REQUIREMENTS: Repeat the data word for word. Do not include the pictures.

SOURCE DATA:
- - - -

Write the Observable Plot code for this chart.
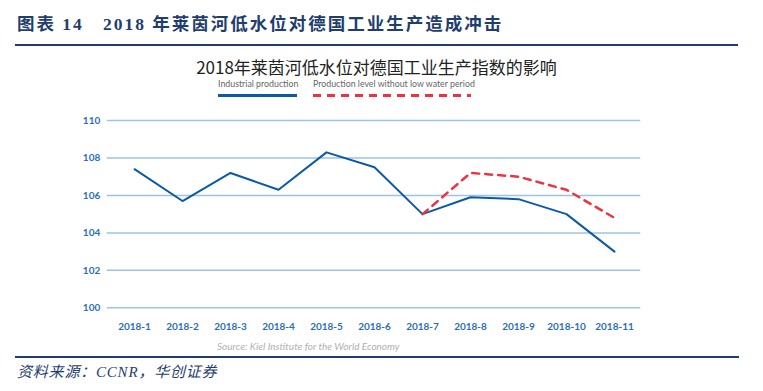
<!DOCTYPE html>
<html><head><meta charset="utf-8">
<script src="https://cdn.jsdelivr.net/npm/d3@7"></script>
<script src="https://cdn.jsdelivr.net/npm/@observablehq/plot@0.6"></script>
<style>
body{margin:0;background:#fff;width:763px;height:391px;position:relative;overflow:hidden;font-family:Lato,"Noto Sans CJK SC",sans-serif;}
.abs{position:absolute;white-space:nowrap;line-height:1;}
#header{left:17px;top:16px;font-family:"Liberation Serif","Noto Sans CJK SC",serif;font-weight:bold;font-size:17.5px;color:#1F3E6E;letter-spacing:2px;}
#topline{left:15px;top:44px;width:723px;height:2px;background:#1F3E6E;}
#ctitle{left:0;width:753px;text-align:center;top:58px;font-family:"Noto Sans CJK SC",sans-serif;font-size:17px;color:#222;}
#chart{left:0;top:100px;}
#source{left:217px;top:341px;font-size:10px;font-style:italic;color:#b0b0b0;}
#botline{left:15px;top:356px;width:724px;height:1.5px;background:#1F3E6E;}
#footer{left:17px;top:365px;font-family:"Liberation Serif","Noto Sans CJK SC",serif;font-style:italic;font-size:15px;color:#1F3E6E;letter-spacing:0.8px;}
.leg{font-size:8.8px;color:#666;}
</style></head>
<body>
<div id="header" class="abs">图表 14&nbsp;&nbsp;&nbsp;2018 年莱茵河低水位对德国工业生产造成冲击</div>
<div id="topline" class="abs"></div>
<div id="ctitle" class="abs">2018年莱茵河低水位对德国工业生产指数的影响</div>
<div class="abs leg" style="left:218px;top:80px;">Industrial production</div>
<div class="abs" style="left:218px;top:94px;width:79px;height:3px;background:#0B5AA6;"></div>
<div class="abs leg" style="left:313px;top:80px;">Production level without low water period</div>
<div class="abs" style="left:313px;top:94px;width:158px;height:3px;background:repeating-linear-gradient(90deg,#EE3340 0 8px,transparent 8px 14px);"></div>
<div id="chart" class="abs"></div>
<div id="source" class="abs">Source: Kiel Institute for the World Economy</div>
<div id="botline" class="abs"></div>
<div id="footer" class="abs">资料来源：CCNR，华创证券</div>
<script>
const months = ["2018-1","2018-2","2018-3","2018-4","2018-5","2018-6","2018-7","2018-8","2018-9","2018-10","2018-11"];
const industrial = [107.4,105.7,107.2,106.3,108.3,107.5,105.0,105.9,105.8,105.0,103.0];
const cfMonths = ["2018-7","2018-8","2018-9","2018-10","2018-11"];
const counterfactual = [105.0,107.2,107.0,106.3,104.8];
const yTicks = [100,102,104,106,108,110];

const ind = months.map((m,i)=>({m, v:industrial[i]}));
const cf = cfMonths.map((m,i)=>({m, v:counterfactual[i]}));

const plot = Plot.plot({
  width:763, height:240,
  marginLeft:106.75, marginRight:122.75, marginTop:20, marginBottom:32.7,
  style:{fontFamily:"Lato, sans-serif", fontWeight:"bold", fontSize:"10px", color:"#2A6EBB", background:"transparent"},
  x:{type:"point", domain:months, padding:0.5, label:null},
  y:{domain:[100,110], label:null},
  marks:[
    Plot.ruleY(yTicks,{stroke:"#9DC3E6", strokeWidth:1.5}),
    Plot.axisY({ticks:yTicks, tickSize:0, tickPadding:7, label:null, fill:"#2A6EBB"}),
    Plot.axisX({tickSize:0, tickPadding:15, label:null, fill:"#2A6EBB"}),
    Plot.line(ind,{x:"m", y:"v", stroke:"#0B5AA6", strokeWidth:2}),
    Plot.line(cf,{x:"m", y:"v", stroke:"#EE3340", strokeWidth:2.5, strokeDasharray:"7,6"})
  ]
});
document.getElementById("chart").appendChild(plot);
</script>
</body></html>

- - - -

THE RESPONSE:
Write the Observable Plot code for this chart.
<!DOCTYPE html>
<html><head><meta charset="utf-8">
<script src="https://cdn.jsdelivr.net/npm/d3@7"></script>
<script src="https://cdn.jsdelivr.net/npm/@observablehq/plot@0.6"></script>
<style>
body{margin:0;background:#fff;width:763px;height:391px;position:relative;overflow:hidden;font-family:Lato,"Noto Sans CJK SC",sans-serif;}
.abs{position:absolute;white-space:nowrap;line-height:1;}
#header{left:17px;top:16px;font-family:"Liberation Serif","Noto Sans CJK SC",serif;font-weight:bold;font-size:17.5px;color:#1F3E6E;letter-spacing:2px;}
#topline{left:15px;top:44px;width:723px;height:2px;background:#1F3E6E;}
#ctitle{left:0;width:753px;text-align:center;top:58px;font-family:"Noto Sans CJK SC",sans-serif;font-size:17px;color:#222;}
#chart{left:0;top:100px;}
#source{left:217px;top:341px;font-size:10px;font-style:italic;color:#b0b0b0;}
#botline{left:15px;top:356px;width:724px;height:1.5px;background:#1F3E6E;}
#footer{left:17px;top:365px;font-family:"Liberation Serif","Noto Sans CJK SC",serif;font-style:italic;font-size:15px;color:#1F3E6E;letter-spacing:0.8px;}
.leg{font-size:8.8px;color:#666;}
</style></head>
<body>
<div id="header" class="abs">图表 14&nbsp;&nbsp;&nbsp;2018 年莱茵河低水位对德国工业生产造成冲击</div>
<div id="topline" class="abs"></div>
<div id="ctitle" class="abs">2018年莱茵河低水位对德国工业生产指数的影响</div>
<div class="abs leg" style="left:218px;top:80px;">Industrial production</div>
<div class="abs" style="left:218px;top:94px;width:79px;height:3px;background:#0B5AA6;"></div>
<div class="abs leg" style="left:313px;top:80px;">Production level without low water period</div>
<div class="abs" style="left:313px;top:94px;width:158px;height:3px;background:repeating-linear-gradient(90deg,#EE3340 0 8px,transparent 8px 14px);"></div>
<div id="chart" class="abs"></div>
<div id="source" class="abs">Source: Kiel Institute for the World Economy</div>
<div id="botline" class="abs"></div>
<div id="footer" class="abs">资料来源：CCNR，华创证券</div>
<script>
const months = ["2018-1","2018-2","2018-3","2018-4","2018-5","2018-6","2018-7","2018-8","2018-9","2018-10","2018-11"];
const industrial = [107.4,105.7,107.2,106.3,108.3,107.5,105.0,105.9,105.8,105.0,103.0];
const cfMonths = ["2018-7","2018-8","2018-9","2018-10","2018-11"];
const counterfactual = [105.0,107.2,107.0,106.3,104.8];
const yTicks = [100,102,104,106,108,110];

const ind = months.map((m,i)=>({m, v:industrial[i]}));
const cf = cfMonths.map((m,i)=>({m, v:counterfactual[i]}));

const plot = Plot.plot({
  width:763, height:240,
  marginLeft:106.75, marginRight:122.75, marginTop:20, marginBottom:32.7,
  style:{fontFamily:"Lato, sans-serif", fontWeight:"bold", fontSize:"10px", color:"#2A6EBB", background:"transparent"},
  x:{type:"point", domain:months, padding:0.5, label:null},
  y:{domain:[100,110], label:null},
  marks:[
    Plot.ruleY(yTicks,{stroke:"#9DC3E6", strokeWidth:1.5}),
    Plot.axisY({ticks:yTicks, tickSize:0, tickPadding:7, label:null, fill:"#2A6EBB"}),
    Plot.axisX({tickSize:0, tickPadding:15, label:null, fill:"#2A6EBB"}),
    Plot.line(ind,{x:"m", y:"v", stroke:"#0B5AA6", strokeWidth:2}),
    Plot.line(cf,{x:"m", y:"v", stroke:"#EE3340", strokeWidth:2.5, strokeDasharray:"7,6"})
  ]
});
document.getElementById("chart").appendChild(plot);
</script>
</body></html>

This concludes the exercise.